The embarkation of a pair of F-35B Lightnings on board HMS Queen Elizabeth off the east coast of the US marked a major step forward in the regeneration of the UK Carrier Strike capability. For the latest issue of AFM, Richard Scott joined the carrier at the end of the First Of Class Flight Trials to find out how aircraft and ship performed together.
While the initial embarkation of the two fully instrumented ‘orange wired’ F-35Bs was cause for much fanfare on board Queen Elizabeth, it was only the first act in an intensive eight-week programme of fixed-wing First Of Class Flight Trials – or FOCFT (FW) – which ran through to mid-November in two main phases that were the primary focus for the navy’s four-month WESTLANT 18 deployment.

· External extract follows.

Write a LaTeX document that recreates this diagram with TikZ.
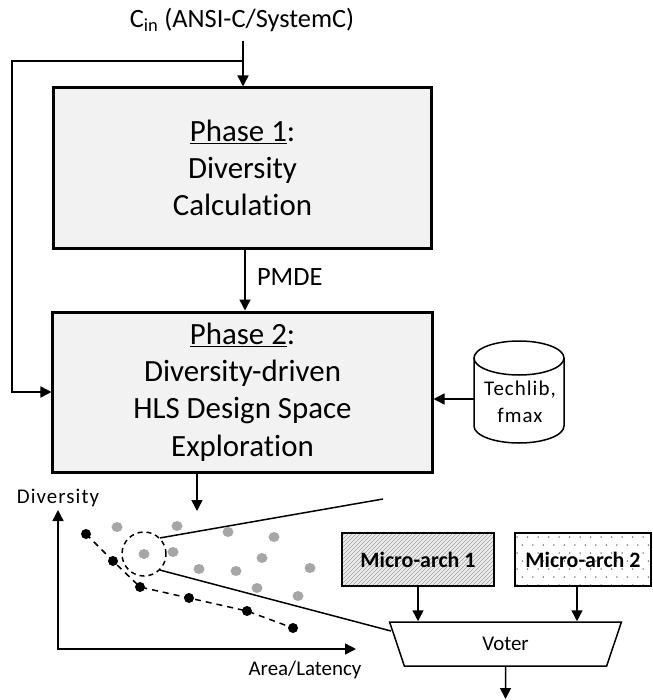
\documentclass[tikz,border=0pt]{standalone}
\usepackage{fontspec}
\setmainfont{Carlito}[Ligatures=NoCommon]
\newfontfamily\spaced{Carlito}[Ligatures=NoCommon,LetterSpace=5]
\usetikzlibrary{arrows.meta,shapes.geometric,calc}
\definecolor{boxgray}{HTML}{F2F2F2}
\definecolor{dotgray}{HTML}{A6A6A6}
\definecolor{hatchbg}{HTML}{EDEDED}
\begin{document}
\begin{tikzpicture}[x=1bp,y=-1bp,line width=1.5bp,
  arr/.style={-{Triangle[length=11bp,width=11bp]}},
  phasebox/.style={draw,line width=3bp,fill=boxgray,align=center,
    font=\fontsize{31}{37.5}\selectfont,minimum width=377bp,minimum height=160bp,inner sep=0pt},
  lbl/.style={font=\fontsize{26.5}{30}\selectfont},
  small/.style={font=\fontsize{21}{27}\selectfont},
  smallsp/.style={font=\fontsize{21}{27}\spaced},
  archbox/.style={draw,line width=1.5bp,minimum width=152bp,minimum height=53bp,inner sep=0pt,
    font=\fontsize{22}{25}\selectfont\bfseries},
  dsgn/.style={fill=dotgray},
  pareto/.style={fill=black}
]
\useasboundingbox (0,0) rectangle (653,700);

% input and feedback path
\node[lbl] (cin) at (242,20) {C\textsubscript{in} (ANSI-C/SystemC)};
\coordinate (in) at (243,41);
\coordinate (split) at (243,61);
\coordinate (fb) at (12,61);

% the two phases
\node[phasebox] (ph1) at (242.5,168) {\underline{Phase 1}:\\Diversity\\Calculation};
\node[phasebox,minimum width=379bp] (ph2) at (242.5,392)
  {\underline{Phase 2}:\\Diversity-driven\\HLS Design Space\\Exploration};

\draw[arr] (in) -- (ph1.north -| in);
\draw[arr] (split) -- (fb) |- (ph2.west);
\draw[arr] (ph1.south -| 245,0) -- (ph2.north -| 245,0)
  node[pos=0.45,right=8bp,lbl] (pmde) {PMDE};

% technology library store
\draw[fill=white] (474,358) -- (474,426)
  arc[start angle=180,end angle=0,x radius=45,y radius=17] -- (564,358);
\draw[fill=white] (519,358) ellipse [x radius=45,y radius=17];
\node[smallsp,align=center] (tech) at (520,401.5) {Techlib,\\fmax};
\coordinate (techL) at (474,399);
\draw[arr] (techL) -- (ph2.east |- techL);

% design space plot
\coordinate (dse) at (197,511);
\draw[arr] (ph2.south -| dse) -- (dse);
\coordinate (ytop) at (58,510);
\coordinate (xend) at (356,649);
\draw[{Triangle[length=11bp,width=11bp]}-{Triangle[length=11bp,width=11bp]}] (ytop) |- (xend);
\node[smallsp] (ylab) at (58,498) {Diversity};
\node[small] (xlab) at (305,670) {Area/Latency};

\foreach \px/\py in {117/527,177/526,228/532,274/537,144/554,173/552,199/569,
                     236/571,262/558,310/568,257/588,298/596}
  \fill[dsgn] (\px,\py) ellipse [x radius=5.5,y radius=5];

\coordinate (p1) at (86,534);
\coordinate (p2) at (113,561);
\coordinate (p3) at (140,587);
\coordinate (p4) at (189,598);
\coordinate (p5) at (247,611);
\coordinate (p6) at (293,628);
\draw[dash pattern=on 6bp off 5bp] (p1) -- (p2) -- (p3) -- (p4) -- (p5) -- (p6);
\foreach \p in {p1,p2,p3,p4,p5,p6} \fill[pareto] (\p) circle (5bp);

\node[draw,dash pattern=on 5bp off 4bp,circle,minimum size=44bp,inner sep=0pt] (sel) at (144,554) {};
\coordinate (fanT) at (383,499);
\coordinate (fanB) at (391,631);
\draw (sel.45) -- (fanT);
\draw (sel.-45) -- (fanB);

% micro-architectures: hatched and dotted fills
\begin{scope}
  \clip (342,533) rectangle (494,586);
  \fill[hatchbg] (342,533) rectangle (494,586);
  \foreach \k in {280,284,...,500}
    \draw[gray!75,line width=0.6bp] (\k,586) -- ++(60,-60);
\end{scope}
\begin{scope}
  \clip (515,533) rectangle (651,586);
  \foreach \r in {0,...,6} \foreach \c in {0,...,13}
    \fill[black!70] ({517+\c*10.5+mod(\r,2)*5.25},{537+\r*8}) circle (0.75bp);
\end{scope}
\node[archbox] (ma1) at (418,559.5) {Micro-arch 1};
\node[archbox,minimum width=136bp] (ma2) at (583,559.5) {Micro-arch 2};

% voter
\node[draw,trapezium,trapezium angle=76,shape border rotate=180,trapezium stretches=true,
  minimum width=233bp,minimum height=44bp,small,inner sep=0pt] (voter) at (505.5,644) {Voter};

\draw[arr] (ma1.south) -- (ma1.south |- voter.north);
\coordinate (m2) at (577,586);
\draw[arr] (ma2.south -| m2) -- (voter.north -| m2);
\coordinate (out) at (505.5,699);
\draw[arr] (voter.south) -- (out);
\end{tikzpicture}
\end{document}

Four test pilots – Sqn Ldr Edgell, Cdr Gray, US Marine Corps test pilot Maj Michael ‘Latch’ Lippert and BAE Systems F-35 STOVL lead test pilot Pete ‘Wizzer’ Wilson – collectively flew 85 sorties (amounting to 75 flight hours) in the two aircraft during back-to-back periods of Developmental Testing (DT): DT-1 nominally ran from September 25 to October 17, with DT-2 following from October 28 until November 19; punctuated by Queen Elizabeth’s visit to New York between October 19 and 26.
“This is what First Of Class Flight Trials is all about,” said Cdr Gray. “It’s bringing the two systems together – the aircraft and the ship – to ensure they are interoperable, and to define the operating limits. This provides the basis for the whole ‘fighting system’.
“Queen Elizabeth has been designed, keel up, as a strike carrier based around an F-35B fixed-wing air group. We call it a fifth-generation carrier for a fifth-generation aircraft. It’s got all the systems and engineering for the F-35 built into the ship. No other carrier in the world has been built just for this air vehicle.”